A beautifully soft hair fiber attached to a poorly designed cap will still feel wrong after a few hours. It might itch. It might shift. It might refuse to part naturally.
And again, the verdict becomes: “The hair isn’t good.”
Hairline & Parting: The Real Deal Breakers
Most people don’t judge wigs up close.

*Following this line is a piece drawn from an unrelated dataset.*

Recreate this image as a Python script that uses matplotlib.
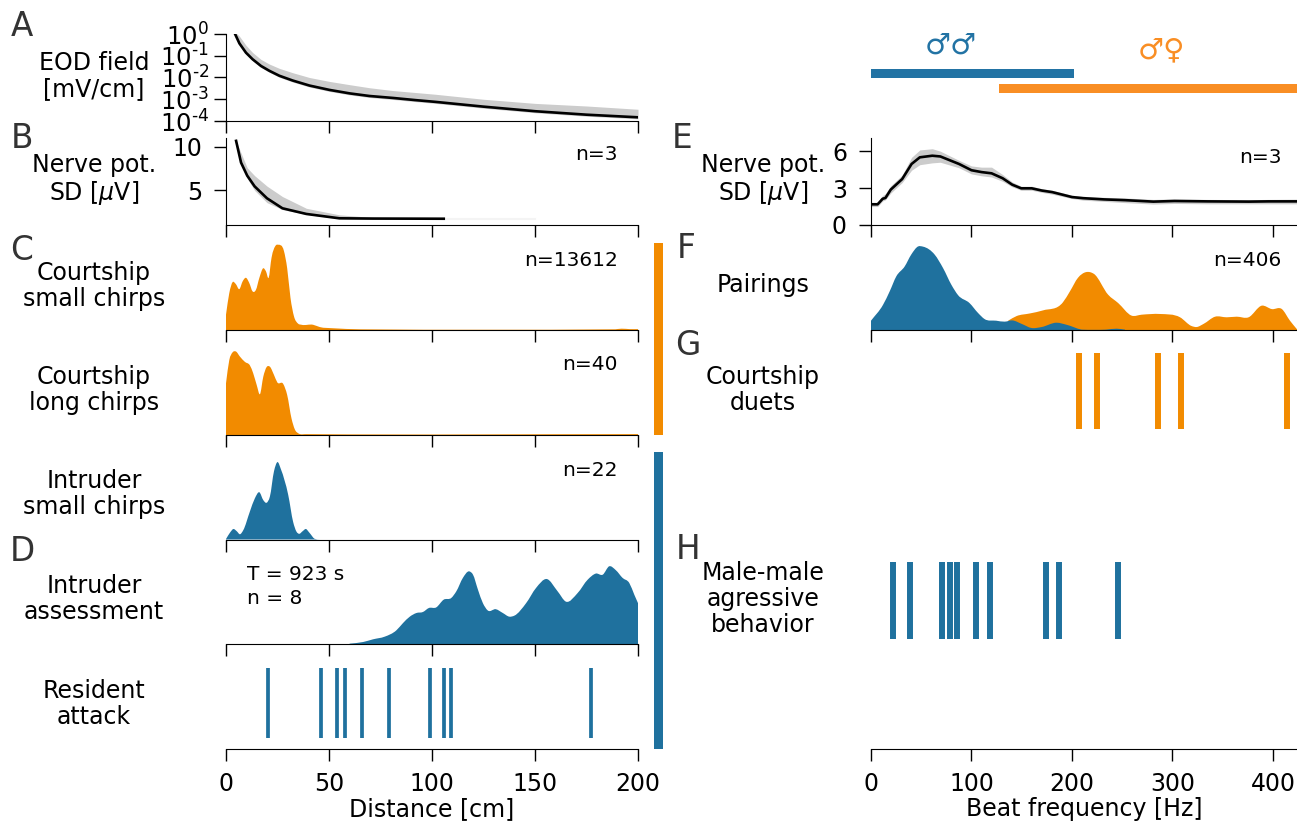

They judge them at a glance.
If the hairline looks dense, flat, or unnatural, it doesn’t matter how good the hair is—it reads as a bad wig.
Pre-plucking, knot bleaching, part depth, and lace placement do more for realism than hair origin ever will.
This is where craftsmanship quietly beats raw material.
Care (and Expectations) Play a Role Too
Even the best human hair won’t behave well if it’s treated like synthetic—or like the wearer’s own growing hair.
Over-washing, wrong products, aggressive brushing, too much heat… all of these shorten a wig’s life fast.
Sometimes the wig isn’t bad.
Sometimes expectations are just mismatched with how wigs actually work.
So What Really Defines a “Good” Wig?
A good wig feels right before it looks impressive.
It fits without effort.
It moves naturally.
It’s comfortable for hours, not minutes.
It suits how the person actually lives—not an ideal scenario.
Hair quality matters, yes. But it’s rarely the main problem.
Most wig disappointments come from design choices, not hair fibers.
Once you understand that, choosing (or customizing) a wig becomes a lot less frustrating—and a lot more satisfying.